Examples of computations:
  1. Simple examples of balloons tossed between two children.
  2. Example from previous pages.
Examples of invariants, loop variants, and termination condition:
  1. Balloon example.
  2. Distributed Greatest Common Divisor.

A Simple Example: Tossing Balloons (continued)

This example is a continuation from the example in States. Two children, X and Y, are tossing balloons to each other. A balloon that has been tossed by X, while in the air to Y, is a message in the channel (X, Y\). When a child gets a balloon it tosses the balloon back immediately. Initially there is a balloon tossed by X on its way to Y and there is also a balloon tossed by Y on its way to X.

Each child has a countdown of the number of times it tosses balloons. Each time a child tosses a balloon it decrements its countdown value. After a child's countdown reaches 0 the child pops balloons that it receives (and doesn't toss popped balloons).

Question

How is a state of this system specified?

Answer

The state of a channel is the number of balloons in it. The state of an agent (X or Y) is the countdown value nX or nY, respectively. The state of the system is given by the states of its agents and channels.

Question

What is an example of a computation of the system?

Answer

An example of a computation is shown in the diagrams below where the computation is State 1 to State 2 to .. State 6.
A Computation shown as a Sequence of Diagrams
Fig1
Figure State 1: Initial State
Fig2
Figure State 2. Y receives balloon. nY becomes 1
Fig3
Figure State 3. X receives balloon. nX becomes 0
Fig4
Figure State 4. Y receives balloon. nY becomes 0
Fig5
Figure State 5. X pops balloon. nX becomes 1
Fig6
Figure State 6. X pops balloon. nX becomes 0

Question

Specify the computation which is shown above as a sequence of diagrams as a sequence of states.

Answer

The sequence of states, shown below, is the computation shown in the diagrams above. You can verify that there exists a transition from each state in the sequence to the next. Also see that each transition is caused by exactly one agent receiving exactly one message on one of the agent's input channels.

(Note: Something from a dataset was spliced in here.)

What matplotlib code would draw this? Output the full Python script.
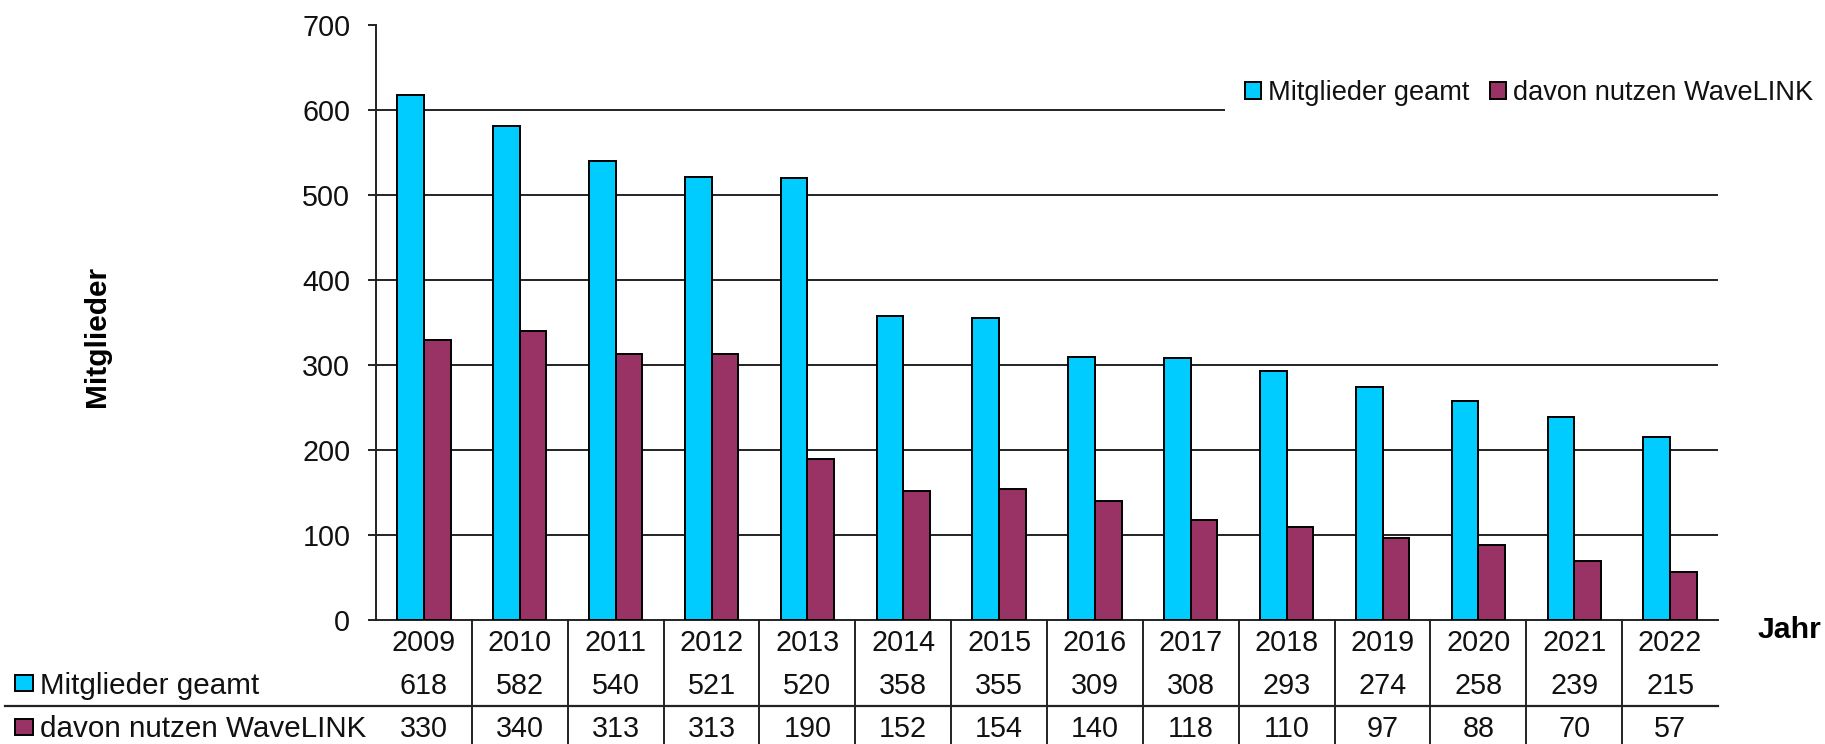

Initial State: Channel (X, Y) has one balloon and channel (Y, X) has one balloon. And the countdown for X is 2 and the countdown for Y is 3. We represent this state by:
nX = 1, nY = 2, (X, Y) = 1, (Y, X) = 1

The sequence of steps from the initial state are as follows.

  1. Y receives a balloon and sends it back. So the state becomes:
    nX = 1, nY = 1, (X, Y) = 0, (Y, X) = 2
  2. X receives a balloon and sends it back. So the state becomes
    nX = 0, nY = 1, (X, Y) = 1, (Y, X) = 1
  3. Y receives a balloon and sends it back. So the state becomes
    nX = 0, nY = 0, (X, Y) = 0, (Y, X) = 2
  4. X receives a balloon and pops it. So the state becomes
    nX = 0, nY = 0, (X, Y) = 0, (Y, X) = 1
  5. X receives a balloon and pops it. So the state becomes
    nX = 0, nY = 0, (X, Y) = 0, (Y, X) = 0
There are no further steps in this computation.

Question

What are other transitions from the initial state of the computation?

Answer

Let's look at the event in step 2 of the above computation. The event is as follows.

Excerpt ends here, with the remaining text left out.